For a spring break trip, avoid assuming any beach hotel will accept 18-year-olds. Many properties in party markets raise minimum ages during peak dates.

For a road trip, plan overnight stops before dark and call each property. Budget motels may be more flexible, but policies still vary by location.

For Las Vegas, Atlantic City casino resorts, and similar gambling markets, expect 21+ unless a specific non-casino hotel says otherwise.

FAQs

Can an 18-year-old book an Airbnb instead of a hotel?
Yes, Airbnb generally requires guests to be at least 18 to create an account and book. Some hosts may still set a higher minimum age for the booking guest where local rules allow it.
Can a vacation rental require the renter to be 25?
Yes. Vacation rental platforms can show house rules with a minimum age for the primary renter. Always read the listing rules before paying.
Are hostels easier for 18-year-old travelers?
Often, yes. Many hostels are built for younger travelers, and 18-year-olds usually have fewer issues than minors. Still, check the hostel’s own rules before arrival.
Does mobile check-in bypass a 21+ hotel rule?
No.
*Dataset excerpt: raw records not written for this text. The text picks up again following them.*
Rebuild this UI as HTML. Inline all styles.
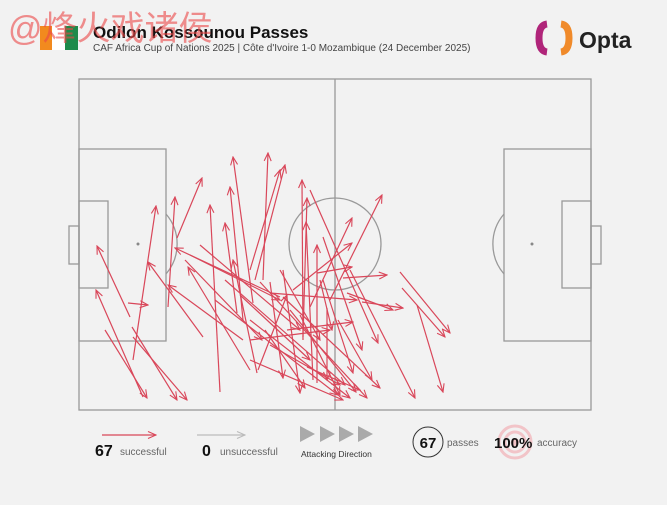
<!DOCTYPE html>
<html><head><meta charset="utf-8"><style>
body{margin:0;background:#f2f2f2;width:667px;height:500px;overflow:hidden;font-family:"Liberation Sans",sans-serif;}
</style></head><body>
<svg width="667" height="500" xmlns="http://www.w3.org/2000/svg">
<defs>
<marker id="ah" markerWidth="10" markerHeight="10" refX="9" refY="5" orient="auto" markerUnits="userSpaceOnUse">
<path d="M1,1.5 L9,5 L1,8.5" fill="none" stroke="#d9475a" stroke-width="1.1"/></marker>
<marker id="ag" markerWidth="10" markerHeight="10" refX="9" refY="5" orient="auto" markerUnits="userSpaceOnUse">
<path d="M1,1.5 L9,5 L1,8.5" fill="none" stroke="#bbb" stroke-width="1.1"/></marker>
</defs>
<rect width="667" height="500" fill="#f2f2f2"/>
<rect x="40" y="26" width="12" height="24" fill="#f28a1e"/>
<rect x="52" y="26" width="13" height="24" fill="#fff"/>
<rect x="65" y="26" width="13" height="24" fill="#1e8a4a"/>
<text x="93" y="38" font-size="17" font-weight="bold" fill="#111">Odilon Kossounou Passes</text>
<text x="93" y="51" font-size="10" fill="#444">CAF Africa Cup of Nations 2025 | Côte d'Ivoire 1-0 Mozambique (24 December 2025)</text>
<path d="M547,24 Q539,25 539,38 Q539,51 547,52" fill="none" stroke="#b0257a" stroke-width="7"/>
<path d="M561,24 Q569,25 569,38 Q569,51 561,52" fill="none" stroke="#f08a2a" stroke-width="7"/>
<text x="579" y="48" font-size="23" font-weight="bold" fill="#222">Opta</text>
<text x="8" y="40" font-size="34" fill="rgba(235,70,70,0.6)" font-family="'Liberation Sans','Noto Sans CJK SC',sans-serif">@烽火戏诸侯</text>
<g fill="none" stroke="#999" stroke-width="1.3">
<rect x="79" y="79" width="512" height="331"/>
<line x1="335" y1="79" x2="335" y2="410"/>
<circle cx="335" cy="244" r="46"/>
<rect x="79" y="149" width="87" height="192"/>
<rect x="79" y="201" width="29" height="87"/>
<rect x="69" y="226" width="10" height="38"/>
<path d="M166,214 A46,46 0 0 1 166,274"/>
<rect x="504" y="149" width="87" height="192"/>
<rect x="562" y="201" width="29" height="87"/>
<rect x="591" y="226" width="10" height="38"/>
<path d="M504,214 A46,46 0 0 0 504,274"/>
</g>
<circle cx="138" cy="244" r="1.5" fill="#888"/>
<circle cx="532" cy="244" r="1.5" fill="#888"/>
<g stroke="#d9475a" stroke-width="1.2" marker-end="url(#ah)" fill="none">
<line x1="130" y1="317" x2="97" y2="246"/>
<line x1="143" y1="397" x2="96" y2="290"/>
<line x1="105" y1="330" x2="147" y2="398"/>
<line x1="132" y1="327" x2="177" y2="400"/>
<line x1="133" y1="337" x2="187" y2="400"/>
<line x1="133" y1="360" x2="156" y2="206"/>
<line x1="128" y1="303" x2="148" y2="305"/>
<line x1="203" y1="337" x2="148" y2="262"/>
<line x1="168" y1="307" x2="175" y2="197"/>
<line x1="177" y1="238" x2="202" y2="178"/>
<line x1="220" y1="392" x2="210" y2="205"/>
<line x1="280" y1="297" x2="175" y2="248"/>
<line x1="250" y1="370" x2="188" y2="267"/>
<line x1="243" y1="340" x2="168" y2="285"/>
<line x1="237" y1="313" x2="225" y2="223"/>
<line x1="253" y1="303" x2="233" y2="157"/>
<line x1="263" y1="280" x2="268" y2="153"/>
<line x1="250" y1="270" x2="280" y2="170"/>
<line x1="243" y1="320" x2="230" y2="187"/>
<line x1="257" y1="373" x2="233" y2="260"/>
<line x1="255" y1="280" x2="285" y2="165"/>
<line x1="303" y1="340" x2="302" y2="180"/>
<line x1="317" y1="383" x2="317" y2="245"/>
<line x1="303" y1="337" x2="307" y2="198"/>
<line x1="310" y1="190" x2="378" y2="343"/>
<line x1="323" y1="237" x2="362" y2="350"/>
<line x1="310" y1="307" x2="352" y2="218"/>
<line x1="330" y1="300" x2="382" y2="195"/>
<line x1="293" y1="290" x2="352" y2="243"/>
<line x1="317" y1="273" x2="352" y2="267"/>
<line x1="343" y1="278" x2="387" y2="275"/>
<line x1="362" y1="302" x2="403" y2="308"/>
<line x1="347" y1="293" x2="393" y2="310"/>
<line x1="400" y1="272" x2="450" y2="333"/>
<line x1="402" y1="288" x2="445" y2="337"/>
<line x1="417" y1="305" x2="443" y2="392"/>
<line x1="350" y1="270" x2="415" y2="398"/>
<line x1="270" y1="293" x2="357" y2="300"/>
<line x1="260" y1="282" x2="367" y2="398"/>
<line x1="283" y1="297" x2="380" y2="388"/>
<line x1="250" y1="320" x2="350" y2="398"/>
<line x1="250" y1="340" x2="330" y2="330"/>
<line x1="287" y1="330" x2="353" y2="322"/>
<line x1="323" y1="280" x2="353" y2="373"/>
<line x1="283" y1="270" x2="300" y2="393"/>
<line x1="270" y1="282" x2="283" y2="378"/>
<line x1="307" y1="367" x2="360" y2="390"/>
<line x1="320" y1="280" x2="332" y2="330"/>
<line x1="258" y1="370" x2="287" y2="295"/>
<line x1="327" y1="308" x2="327" y2="380"/>
<line x1="250" y1="360" x2="343" y2="400"/>
<line x1="313" y1="380" x2="306" y2="222"/>
<line x1="185" y1="260" x2="262" y2="340"/>
<line x1="200" y1="245" x2="300" y2="330"/>
<line x1="215" y1="300" x2="338" y2="395"/>
<line x1="225" y1="280" x2="345" y2="385"/>
<line x1="290" y1="310" x2="356" y2="392"/>
<line x1="270" y1="345" x2="340" y2="385"/>
<line x1="240" y1="295" x2="310" y2="360"/>
<line x1="190" y1="255" x2="280" y2="300"/>
<line x1="300" y1="315" x2="340" y2="395"/>
<line x1="265" y1="330" x2="305" y2="388"/>
<line x1="338" y1="320" x2="372" y2="380"/>
<line x1="280" y1="270" x2="320" y2="340"/>
</g>
<line x1="102" y1="435" x2="156" y2="435" stroke="#d9475a" stroke-width="1.2" marker-end="url(#ah)"/>
<text x="95" y="456" font-size="16" font-weight="bold" fill="#111">67</text>
<text x="120" y="455" font-size="10" fill="#666">successful</text>
<line x1="197" y1="435" x2="245" y2="435" stroke="#bbb" stroke-width="1.2" marker-end="url(#ag)"/>
<text x="202" y="456" font-size="16" font-weight="bold" fill="#111">0</text>
<text x="220" y="455" font-size="10" fill="#666">unsuccessful</text>
<g fill="#aaa">
<polygon points="300,426 315,434 300,442"/><polygon points="320,426 335,434 320,442"/>
<polygon points="339,426 354,434 339,442"/><polygon points="358,426 373,434 358,442"/>
</g>
<text x="301" y="457" font-size="8.5" fill="#333">Attacking Direction</text>
<circle cx="428" cy="442" r="15" fill="none" stroke="#333" stroke-width="1"/>
<text x="428" y="448" font-size="15" font-weight="bold" fill="#111" text-anchor="middle">67</text>
<text x="447" y="446" font-size="10" fill="#666">passes</text>
<circle cx="515" cy="442" r="16" fill="none" stroke="#f2c4c8" stroke-width="3"/>
<circle cx="515" cy="442" r="10" fill="none" stroke="#f2c4c8" stroke-width="3"/>
<circle cx="515" cy="442" r="4" fill="#f2c4c8"/>
<text x="494" y="448" font-size="15" font-weight="bold" fill="#111">100%</text>
<text x="537" y="446" font-size="10" fill="#666">accuracy</text>
</svg>
</body></html>
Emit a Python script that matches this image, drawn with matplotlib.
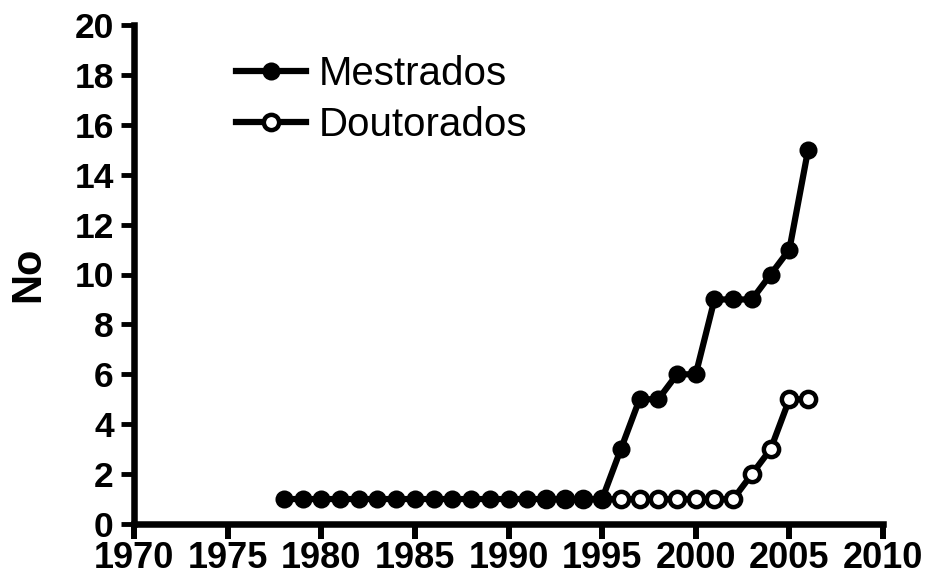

Digital check-in may save time, but it does not override the hotel’s age policy. The property can still ask for ID or stop the check-in.
Do military members under 21 get hotel exceptions?
Sometimes. Florida, for example, requires certain lodging businesses to waive minimum age policies for active-duty military members who show military ID. Other states may not have the same rule.
Is a refund guaranteed if an 18-year-old is denied at check-in?
No. Refunds usually depend on the hotel, booking site, rate type, and whether the age rule was disclosed before booking.

Final Takeaway

The best answer to what states can you get a hotel at 18 is this: most states give 18-year-olds the strongest legal footing, but a hotel can still require 19, 21, or 25.

Alabama, Nebraska, and Mississippi need extra caution because their age-of-majority rules differ from the 18-year baseline.

The safest move is to confirm the exact property’s check-in age, payment rule, ID rule, and incidental hold before booking, preferably in writing.